### WORK REQUIRED
For the records below, say how many lines contain the string "this". Give the number only.

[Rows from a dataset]
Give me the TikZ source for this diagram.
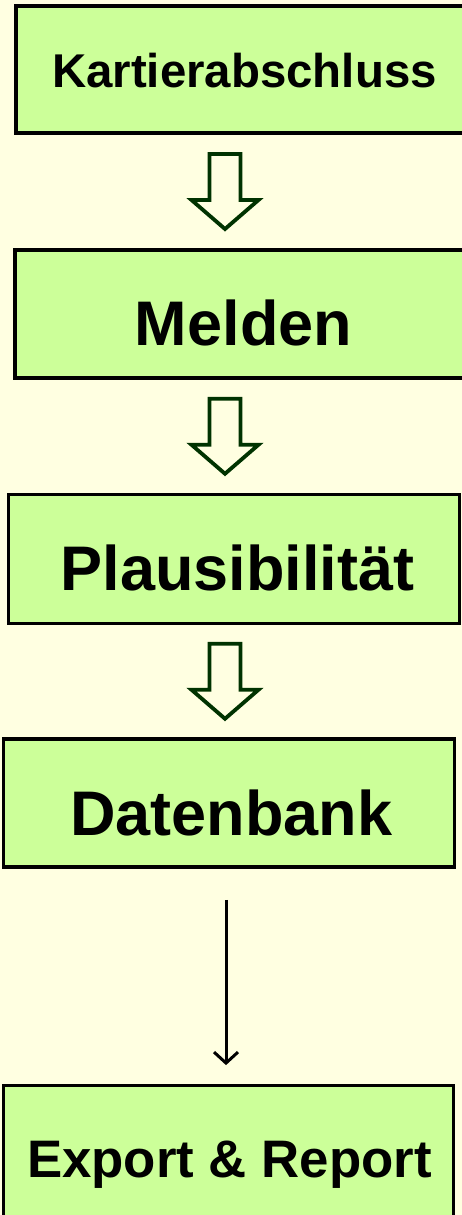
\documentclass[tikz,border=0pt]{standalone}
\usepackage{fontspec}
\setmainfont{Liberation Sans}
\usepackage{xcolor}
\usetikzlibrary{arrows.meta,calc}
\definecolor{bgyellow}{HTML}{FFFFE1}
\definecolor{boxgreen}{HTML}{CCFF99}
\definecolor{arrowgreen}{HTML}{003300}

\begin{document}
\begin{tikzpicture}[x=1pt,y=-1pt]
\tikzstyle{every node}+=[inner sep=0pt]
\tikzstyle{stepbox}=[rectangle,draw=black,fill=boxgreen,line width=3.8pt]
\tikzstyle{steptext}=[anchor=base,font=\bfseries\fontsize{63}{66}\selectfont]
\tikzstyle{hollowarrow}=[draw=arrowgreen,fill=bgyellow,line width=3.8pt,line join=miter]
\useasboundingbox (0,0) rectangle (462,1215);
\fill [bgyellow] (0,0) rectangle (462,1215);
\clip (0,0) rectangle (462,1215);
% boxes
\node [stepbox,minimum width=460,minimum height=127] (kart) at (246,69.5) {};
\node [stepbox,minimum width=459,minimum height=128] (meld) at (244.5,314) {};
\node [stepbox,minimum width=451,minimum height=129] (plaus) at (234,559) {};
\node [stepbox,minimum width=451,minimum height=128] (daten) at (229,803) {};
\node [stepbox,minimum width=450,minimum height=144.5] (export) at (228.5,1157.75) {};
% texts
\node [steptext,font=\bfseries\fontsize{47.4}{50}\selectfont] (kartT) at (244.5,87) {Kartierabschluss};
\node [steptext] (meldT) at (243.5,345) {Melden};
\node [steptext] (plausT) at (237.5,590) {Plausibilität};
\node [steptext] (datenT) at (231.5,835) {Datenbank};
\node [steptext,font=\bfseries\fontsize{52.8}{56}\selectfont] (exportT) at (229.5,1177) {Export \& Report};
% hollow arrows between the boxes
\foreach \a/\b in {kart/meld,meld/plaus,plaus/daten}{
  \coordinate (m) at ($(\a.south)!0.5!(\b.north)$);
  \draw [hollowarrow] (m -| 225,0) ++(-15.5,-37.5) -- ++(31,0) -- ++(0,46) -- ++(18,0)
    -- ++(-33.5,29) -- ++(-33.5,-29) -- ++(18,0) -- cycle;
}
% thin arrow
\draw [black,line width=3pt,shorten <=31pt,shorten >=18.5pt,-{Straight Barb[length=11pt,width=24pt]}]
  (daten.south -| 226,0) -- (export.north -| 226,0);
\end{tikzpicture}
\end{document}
--
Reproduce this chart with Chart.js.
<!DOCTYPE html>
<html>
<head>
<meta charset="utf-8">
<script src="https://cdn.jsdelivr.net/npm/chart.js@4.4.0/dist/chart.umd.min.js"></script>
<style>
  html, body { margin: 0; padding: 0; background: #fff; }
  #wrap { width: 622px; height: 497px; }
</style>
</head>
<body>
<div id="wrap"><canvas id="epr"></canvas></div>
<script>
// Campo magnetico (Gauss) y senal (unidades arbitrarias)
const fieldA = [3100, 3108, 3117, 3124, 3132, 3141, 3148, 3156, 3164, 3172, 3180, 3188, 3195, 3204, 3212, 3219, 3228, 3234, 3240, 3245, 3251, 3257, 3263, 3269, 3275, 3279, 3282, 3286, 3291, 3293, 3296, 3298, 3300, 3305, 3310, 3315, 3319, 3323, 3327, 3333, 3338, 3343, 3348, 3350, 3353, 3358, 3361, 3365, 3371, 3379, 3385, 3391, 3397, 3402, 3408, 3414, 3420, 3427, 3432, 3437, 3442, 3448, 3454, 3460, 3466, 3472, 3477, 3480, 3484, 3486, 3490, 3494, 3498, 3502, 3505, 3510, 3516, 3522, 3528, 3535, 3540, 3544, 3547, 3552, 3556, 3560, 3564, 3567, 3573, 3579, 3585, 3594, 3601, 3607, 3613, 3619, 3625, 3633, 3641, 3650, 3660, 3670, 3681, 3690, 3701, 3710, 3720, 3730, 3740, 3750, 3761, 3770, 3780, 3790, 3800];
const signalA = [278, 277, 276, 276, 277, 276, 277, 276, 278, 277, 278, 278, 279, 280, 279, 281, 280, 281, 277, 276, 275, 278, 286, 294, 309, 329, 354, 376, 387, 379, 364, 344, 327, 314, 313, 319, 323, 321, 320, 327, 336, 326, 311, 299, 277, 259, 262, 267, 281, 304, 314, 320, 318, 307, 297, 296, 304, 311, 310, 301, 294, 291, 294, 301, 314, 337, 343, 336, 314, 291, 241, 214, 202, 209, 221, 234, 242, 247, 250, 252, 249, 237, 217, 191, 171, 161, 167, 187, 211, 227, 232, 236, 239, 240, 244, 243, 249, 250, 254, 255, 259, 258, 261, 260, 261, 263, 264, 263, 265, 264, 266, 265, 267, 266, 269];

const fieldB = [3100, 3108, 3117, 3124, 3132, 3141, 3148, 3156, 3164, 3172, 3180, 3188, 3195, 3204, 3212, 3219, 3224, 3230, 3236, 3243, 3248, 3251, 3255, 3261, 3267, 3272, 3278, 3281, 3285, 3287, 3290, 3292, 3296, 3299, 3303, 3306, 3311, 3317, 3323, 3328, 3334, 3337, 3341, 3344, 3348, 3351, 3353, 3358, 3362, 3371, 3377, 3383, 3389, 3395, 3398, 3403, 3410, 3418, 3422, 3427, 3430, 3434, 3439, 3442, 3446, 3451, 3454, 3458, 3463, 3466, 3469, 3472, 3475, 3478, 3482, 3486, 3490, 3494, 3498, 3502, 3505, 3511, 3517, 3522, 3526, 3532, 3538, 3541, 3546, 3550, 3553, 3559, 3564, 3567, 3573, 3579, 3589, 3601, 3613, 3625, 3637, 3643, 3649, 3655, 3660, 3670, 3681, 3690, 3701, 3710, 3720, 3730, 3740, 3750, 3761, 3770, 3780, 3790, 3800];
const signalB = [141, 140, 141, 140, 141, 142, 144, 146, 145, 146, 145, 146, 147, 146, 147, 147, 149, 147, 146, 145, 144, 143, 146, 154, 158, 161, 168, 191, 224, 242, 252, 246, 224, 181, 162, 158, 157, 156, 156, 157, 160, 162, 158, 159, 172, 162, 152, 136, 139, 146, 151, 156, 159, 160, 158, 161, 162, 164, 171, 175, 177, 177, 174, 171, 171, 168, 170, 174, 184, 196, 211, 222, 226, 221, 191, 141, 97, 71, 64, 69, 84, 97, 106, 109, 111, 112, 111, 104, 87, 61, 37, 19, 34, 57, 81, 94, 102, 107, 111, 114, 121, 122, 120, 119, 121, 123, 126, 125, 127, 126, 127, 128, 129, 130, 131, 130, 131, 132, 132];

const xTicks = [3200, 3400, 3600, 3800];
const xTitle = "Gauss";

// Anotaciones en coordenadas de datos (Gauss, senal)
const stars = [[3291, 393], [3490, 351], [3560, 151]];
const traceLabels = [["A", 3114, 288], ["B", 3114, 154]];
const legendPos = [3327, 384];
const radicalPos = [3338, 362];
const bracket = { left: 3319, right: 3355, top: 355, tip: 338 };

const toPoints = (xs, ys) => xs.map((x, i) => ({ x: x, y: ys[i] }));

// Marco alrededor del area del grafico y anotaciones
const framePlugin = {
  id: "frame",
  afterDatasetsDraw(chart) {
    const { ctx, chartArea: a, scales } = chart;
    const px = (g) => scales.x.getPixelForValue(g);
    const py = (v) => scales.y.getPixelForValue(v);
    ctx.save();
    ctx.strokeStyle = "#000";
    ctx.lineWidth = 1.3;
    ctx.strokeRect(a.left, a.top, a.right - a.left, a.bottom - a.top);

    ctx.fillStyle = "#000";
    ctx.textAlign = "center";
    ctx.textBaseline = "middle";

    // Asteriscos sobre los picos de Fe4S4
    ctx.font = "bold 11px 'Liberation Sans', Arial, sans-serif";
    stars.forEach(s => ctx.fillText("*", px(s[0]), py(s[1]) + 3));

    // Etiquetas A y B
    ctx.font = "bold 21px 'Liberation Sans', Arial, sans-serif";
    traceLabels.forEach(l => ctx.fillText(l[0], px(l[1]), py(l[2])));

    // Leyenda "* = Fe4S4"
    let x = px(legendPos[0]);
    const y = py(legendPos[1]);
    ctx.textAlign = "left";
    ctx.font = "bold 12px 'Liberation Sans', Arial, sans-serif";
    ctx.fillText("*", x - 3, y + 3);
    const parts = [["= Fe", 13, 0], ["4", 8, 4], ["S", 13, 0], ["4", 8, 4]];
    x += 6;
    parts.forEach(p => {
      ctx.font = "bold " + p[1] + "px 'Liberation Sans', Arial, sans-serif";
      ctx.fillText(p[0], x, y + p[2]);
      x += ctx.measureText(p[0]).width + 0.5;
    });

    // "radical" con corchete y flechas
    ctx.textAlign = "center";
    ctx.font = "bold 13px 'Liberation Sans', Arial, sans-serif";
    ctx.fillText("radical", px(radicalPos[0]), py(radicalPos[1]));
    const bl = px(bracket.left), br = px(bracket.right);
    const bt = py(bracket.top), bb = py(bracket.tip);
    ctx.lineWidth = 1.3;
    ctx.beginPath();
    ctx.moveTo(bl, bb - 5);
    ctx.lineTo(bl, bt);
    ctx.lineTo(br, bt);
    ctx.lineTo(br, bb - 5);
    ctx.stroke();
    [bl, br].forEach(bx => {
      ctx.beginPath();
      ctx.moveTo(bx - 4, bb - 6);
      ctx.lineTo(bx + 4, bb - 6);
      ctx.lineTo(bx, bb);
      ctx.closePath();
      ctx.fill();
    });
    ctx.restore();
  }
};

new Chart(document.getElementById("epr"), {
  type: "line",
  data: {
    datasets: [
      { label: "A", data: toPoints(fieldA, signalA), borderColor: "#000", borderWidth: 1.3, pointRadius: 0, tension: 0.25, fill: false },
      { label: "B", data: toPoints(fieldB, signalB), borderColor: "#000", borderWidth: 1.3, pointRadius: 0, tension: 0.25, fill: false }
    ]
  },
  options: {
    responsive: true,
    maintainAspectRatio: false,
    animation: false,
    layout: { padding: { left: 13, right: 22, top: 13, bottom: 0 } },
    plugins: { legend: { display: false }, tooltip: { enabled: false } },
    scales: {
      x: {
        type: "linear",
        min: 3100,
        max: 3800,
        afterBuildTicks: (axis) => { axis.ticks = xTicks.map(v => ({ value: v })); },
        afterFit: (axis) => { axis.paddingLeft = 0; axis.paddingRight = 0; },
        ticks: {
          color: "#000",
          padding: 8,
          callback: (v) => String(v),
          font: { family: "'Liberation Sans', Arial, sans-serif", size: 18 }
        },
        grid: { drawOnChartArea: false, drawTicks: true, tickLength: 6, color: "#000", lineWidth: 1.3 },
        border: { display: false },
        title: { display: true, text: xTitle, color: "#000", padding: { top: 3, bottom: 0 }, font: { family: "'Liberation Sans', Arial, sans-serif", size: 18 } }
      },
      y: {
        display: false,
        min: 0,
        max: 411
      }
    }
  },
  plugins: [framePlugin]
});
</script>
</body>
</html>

### EXERCISE RESPONSE
2